-- EXTRACTED INFORMATION --
▬▬▬▬▬▬▬▬▬▬

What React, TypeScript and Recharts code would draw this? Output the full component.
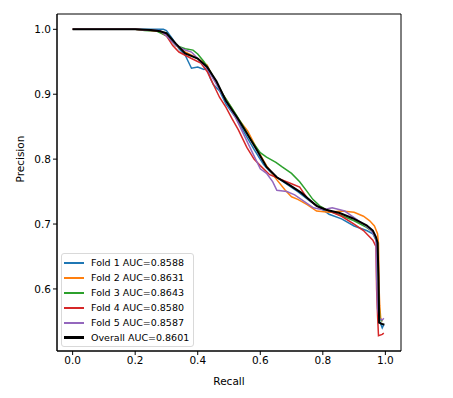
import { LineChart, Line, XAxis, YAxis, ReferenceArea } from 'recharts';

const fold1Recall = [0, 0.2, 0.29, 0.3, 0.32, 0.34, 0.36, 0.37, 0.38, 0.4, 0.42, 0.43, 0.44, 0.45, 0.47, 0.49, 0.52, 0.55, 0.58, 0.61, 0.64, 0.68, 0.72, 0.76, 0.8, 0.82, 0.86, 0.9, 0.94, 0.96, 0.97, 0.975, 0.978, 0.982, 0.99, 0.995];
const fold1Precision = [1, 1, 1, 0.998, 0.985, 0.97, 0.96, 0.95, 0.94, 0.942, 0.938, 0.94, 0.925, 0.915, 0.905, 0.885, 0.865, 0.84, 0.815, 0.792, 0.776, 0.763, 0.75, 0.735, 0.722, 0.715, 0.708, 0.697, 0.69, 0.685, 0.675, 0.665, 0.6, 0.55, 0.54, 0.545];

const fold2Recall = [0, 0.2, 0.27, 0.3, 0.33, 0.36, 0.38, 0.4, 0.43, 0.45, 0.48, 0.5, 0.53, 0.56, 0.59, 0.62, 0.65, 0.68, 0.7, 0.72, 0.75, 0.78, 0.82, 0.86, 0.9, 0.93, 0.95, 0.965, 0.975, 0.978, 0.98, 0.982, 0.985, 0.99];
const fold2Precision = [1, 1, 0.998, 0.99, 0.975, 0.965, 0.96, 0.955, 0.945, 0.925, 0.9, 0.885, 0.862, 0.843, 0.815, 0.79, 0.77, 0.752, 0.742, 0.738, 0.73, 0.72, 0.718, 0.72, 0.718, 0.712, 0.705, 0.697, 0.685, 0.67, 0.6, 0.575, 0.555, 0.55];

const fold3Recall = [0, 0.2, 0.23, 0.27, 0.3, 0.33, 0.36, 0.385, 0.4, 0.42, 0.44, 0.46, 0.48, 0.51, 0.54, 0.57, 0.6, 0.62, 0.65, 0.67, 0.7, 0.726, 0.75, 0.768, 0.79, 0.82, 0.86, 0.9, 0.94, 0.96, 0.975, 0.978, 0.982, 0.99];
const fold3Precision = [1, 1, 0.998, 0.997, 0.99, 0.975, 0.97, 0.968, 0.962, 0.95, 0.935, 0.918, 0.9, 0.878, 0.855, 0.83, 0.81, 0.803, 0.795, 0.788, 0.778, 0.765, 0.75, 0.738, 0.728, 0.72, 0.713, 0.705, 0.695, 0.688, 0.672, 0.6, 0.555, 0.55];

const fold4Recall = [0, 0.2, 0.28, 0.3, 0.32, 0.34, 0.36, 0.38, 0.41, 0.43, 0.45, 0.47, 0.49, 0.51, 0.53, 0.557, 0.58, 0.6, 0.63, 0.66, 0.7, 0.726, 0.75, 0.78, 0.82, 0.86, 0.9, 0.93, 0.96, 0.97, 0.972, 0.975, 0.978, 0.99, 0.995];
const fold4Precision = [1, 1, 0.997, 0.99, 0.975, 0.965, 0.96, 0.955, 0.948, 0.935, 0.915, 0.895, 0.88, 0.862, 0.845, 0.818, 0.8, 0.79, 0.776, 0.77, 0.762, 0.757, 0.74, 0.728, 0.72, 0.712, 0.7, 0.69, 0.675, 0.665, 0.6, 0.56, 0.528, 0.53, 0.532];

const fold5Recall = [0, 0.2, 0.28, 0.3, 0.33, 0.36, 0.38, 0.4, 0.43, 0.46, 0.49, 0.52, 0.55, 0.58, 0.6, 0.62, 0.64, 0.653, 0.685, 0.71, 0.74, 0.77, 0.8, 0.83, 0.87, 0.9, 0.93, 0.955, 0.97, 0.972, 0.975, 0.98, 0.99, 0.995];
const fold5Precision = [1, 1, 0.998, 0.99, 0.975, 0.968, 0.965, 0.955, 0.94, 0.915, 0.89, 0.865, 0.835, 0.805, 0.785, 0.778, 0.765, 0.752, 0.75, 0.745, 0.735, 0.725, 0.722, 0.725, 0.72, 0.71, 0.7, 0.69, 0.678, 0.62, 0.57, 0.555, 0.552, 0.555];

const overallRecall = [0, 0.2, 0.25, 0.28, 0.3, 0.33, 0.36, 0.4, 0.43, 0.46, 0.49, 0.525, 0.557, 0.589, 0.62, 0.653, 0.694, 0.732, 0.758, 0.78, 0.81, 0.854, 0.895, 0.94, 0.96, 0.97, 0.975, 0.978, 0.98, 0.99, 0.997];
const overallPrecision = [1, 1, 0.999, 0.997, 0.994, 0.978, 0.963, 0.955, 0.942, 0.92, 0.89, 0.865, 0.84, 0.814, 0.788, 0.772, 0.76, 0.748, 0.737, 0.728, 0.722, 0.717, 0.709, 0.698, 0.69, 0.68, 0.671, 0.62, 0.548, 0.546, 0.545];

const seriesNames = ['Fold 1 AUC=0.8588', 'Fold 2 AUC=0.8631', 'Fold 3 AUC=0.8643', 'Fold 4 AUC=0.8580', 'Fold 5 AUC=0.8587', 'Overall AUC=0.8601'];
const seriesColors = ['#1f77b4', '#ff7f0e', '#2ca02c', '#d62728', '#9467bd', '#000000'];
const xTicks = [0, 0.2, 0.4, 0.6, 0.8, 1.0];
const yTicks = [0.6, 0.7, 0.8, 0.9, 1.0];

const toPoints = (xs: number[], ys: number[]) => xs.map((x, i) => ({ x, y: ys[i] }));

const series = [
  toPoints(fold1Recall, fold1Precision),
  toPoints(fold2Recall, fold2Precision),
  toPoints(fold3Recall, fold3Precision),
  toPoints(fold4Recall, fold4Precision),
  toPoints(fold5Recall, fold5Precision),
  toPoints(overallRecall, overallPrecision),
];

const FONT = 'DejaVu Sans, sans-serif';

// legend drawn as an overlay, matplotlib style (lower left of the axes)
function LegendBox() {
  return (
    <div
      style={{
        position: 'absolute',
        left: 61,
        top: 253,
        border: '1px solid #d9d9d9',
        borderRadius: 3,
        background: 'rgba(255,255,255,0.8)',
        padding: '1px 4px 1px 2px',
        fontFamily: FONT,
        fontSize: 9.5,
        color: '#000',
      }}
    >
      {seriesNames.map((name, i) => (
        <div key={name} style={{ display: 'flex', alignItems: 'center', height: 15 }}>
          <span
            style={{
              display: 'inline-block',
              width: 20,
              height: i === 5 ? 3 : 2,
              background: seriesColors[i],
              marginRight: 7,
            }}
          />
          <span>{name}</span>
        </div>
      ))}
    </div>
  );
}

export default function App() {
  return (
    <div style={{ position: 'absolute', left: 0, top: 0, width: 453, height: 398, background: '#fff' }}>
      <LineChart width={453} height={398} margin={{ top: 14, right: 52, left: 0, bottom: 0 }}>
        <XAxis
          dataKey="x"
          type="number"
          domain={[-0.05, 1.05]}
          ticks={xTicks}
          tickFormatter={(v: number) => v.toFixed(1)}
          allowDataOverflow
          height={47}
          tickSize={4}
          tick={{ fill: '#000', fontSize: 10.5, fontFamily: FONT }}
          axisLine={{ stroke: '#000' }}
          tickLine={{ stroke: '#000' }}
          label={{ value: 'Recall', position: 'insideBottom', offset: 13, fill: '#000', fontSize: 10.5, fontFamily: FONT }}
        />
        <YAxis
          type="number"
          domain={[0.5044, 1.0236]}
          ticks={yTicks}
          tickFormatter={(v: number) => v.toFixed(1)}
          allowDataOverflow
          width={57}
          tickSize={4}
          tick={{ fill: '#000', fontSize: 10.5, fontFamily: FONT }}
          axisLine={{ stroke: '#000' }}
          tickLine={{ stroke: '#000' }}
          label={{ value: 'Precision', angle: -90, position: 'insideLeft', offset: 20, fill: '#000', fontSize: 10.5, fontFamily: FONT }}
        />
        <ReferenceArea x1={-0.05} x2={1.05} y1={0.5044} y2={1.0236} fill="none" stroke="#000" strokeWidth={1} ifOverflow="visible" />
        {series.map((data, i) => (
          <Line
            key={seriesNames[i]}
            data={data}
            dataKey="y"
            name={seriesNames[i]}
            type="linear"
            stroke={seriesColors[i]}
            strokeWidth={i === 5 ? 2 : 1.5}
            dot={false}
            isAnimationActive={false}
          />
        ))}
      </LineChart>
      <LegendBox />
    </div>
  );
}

▬▬▬▬▬▬▬▬▬▬

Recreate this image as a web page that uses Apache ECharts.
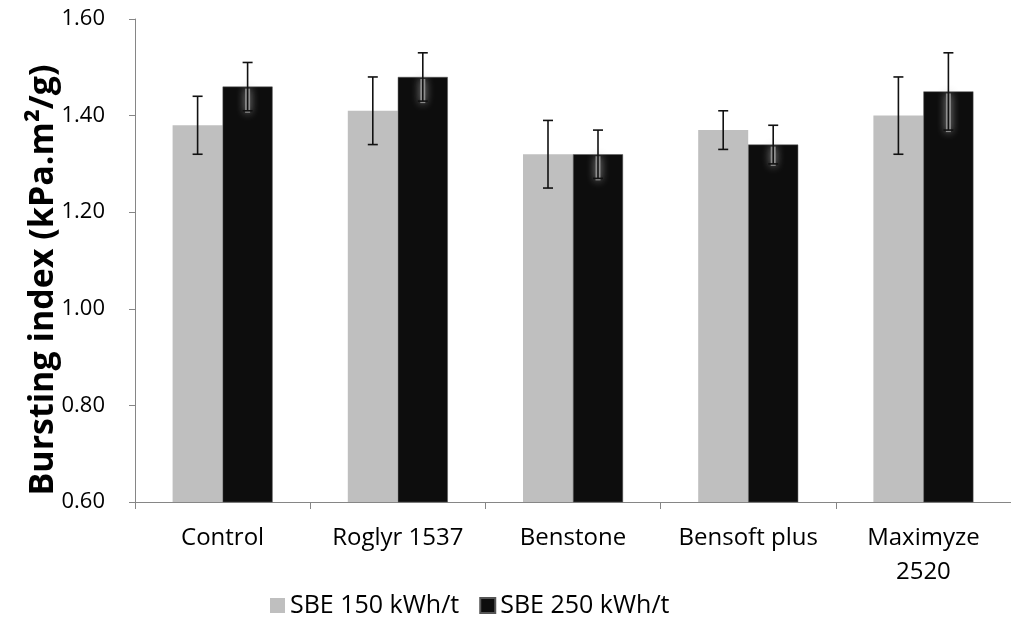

▬▬▬▬▬▬▬▬▬▬

-- GIVEN INSTRUCTION --
Word for word, restate the lines beginning with the one that has "What React, TypeScript" and ending with the one that has "XAxis, YAxis, ReferenceArea". Keep both ends and skip any pictures.

-- FINAL ANSWER --
What React, TypeScript and Recharts code would draw this? Output the full component.
import { LineChart, Line, XAxis, YAxis, ReferenceArea } from 'recharts';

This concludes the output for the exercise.